(Closed) Adding to Guest List?

posted 8 years ago in Family
Post # 3
Member
145 posts
Blushing bee

oh my… that is a toughy. My thought is, that is a decision that you and your Fiance must determine exactly who is important and who is not. You guys should know each other’s family well enough to know who you talk to all the time and who the family is close to. And that should be up to your Fiance to respectfully speak to his mother about the different dynamics in the other’s family. However, the question is, who is paying for this wedding, if his mom is paying, then the list should be equal (they must have input).
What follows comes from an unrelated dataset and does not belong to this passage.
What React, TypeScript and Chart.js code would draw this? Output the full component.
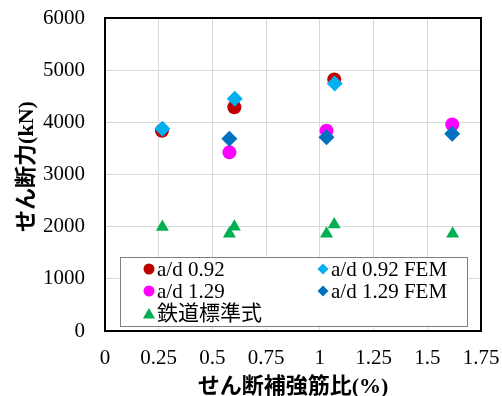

If your parents or you are, then she should not be upset as to the guest list.

Post # 4
Member
7401 posts
Busy Beekeeper
  • Wedding: October 2010

Well, if your parents get 116 and his only get 66, I can see why his mom might be upset.  That is a big difference.   It does depend on who is paying to some extent- but i think it is kind of unbalanced.  Does Fi’s mom have specific people she wants to invote that are important in FI’s life?  Or is she just upset about the numbers without having like, say 6 more specific people in mind?  If she has only a few more people I would relent.  If she is thinking it needs to be half and half just on priniple- then no.

Post # 5
Member
1566 posts
Bumble bee

Unless his parents are paying, I don’t think they should get more guests. You’ve already compromised a lot, and it doesn’t sound to me like you’re doing anything wrong. Honestly, I wouldn’t have even told Future Mother-In-Law that some of the relatives on your dad’s side aren’t technically “close”.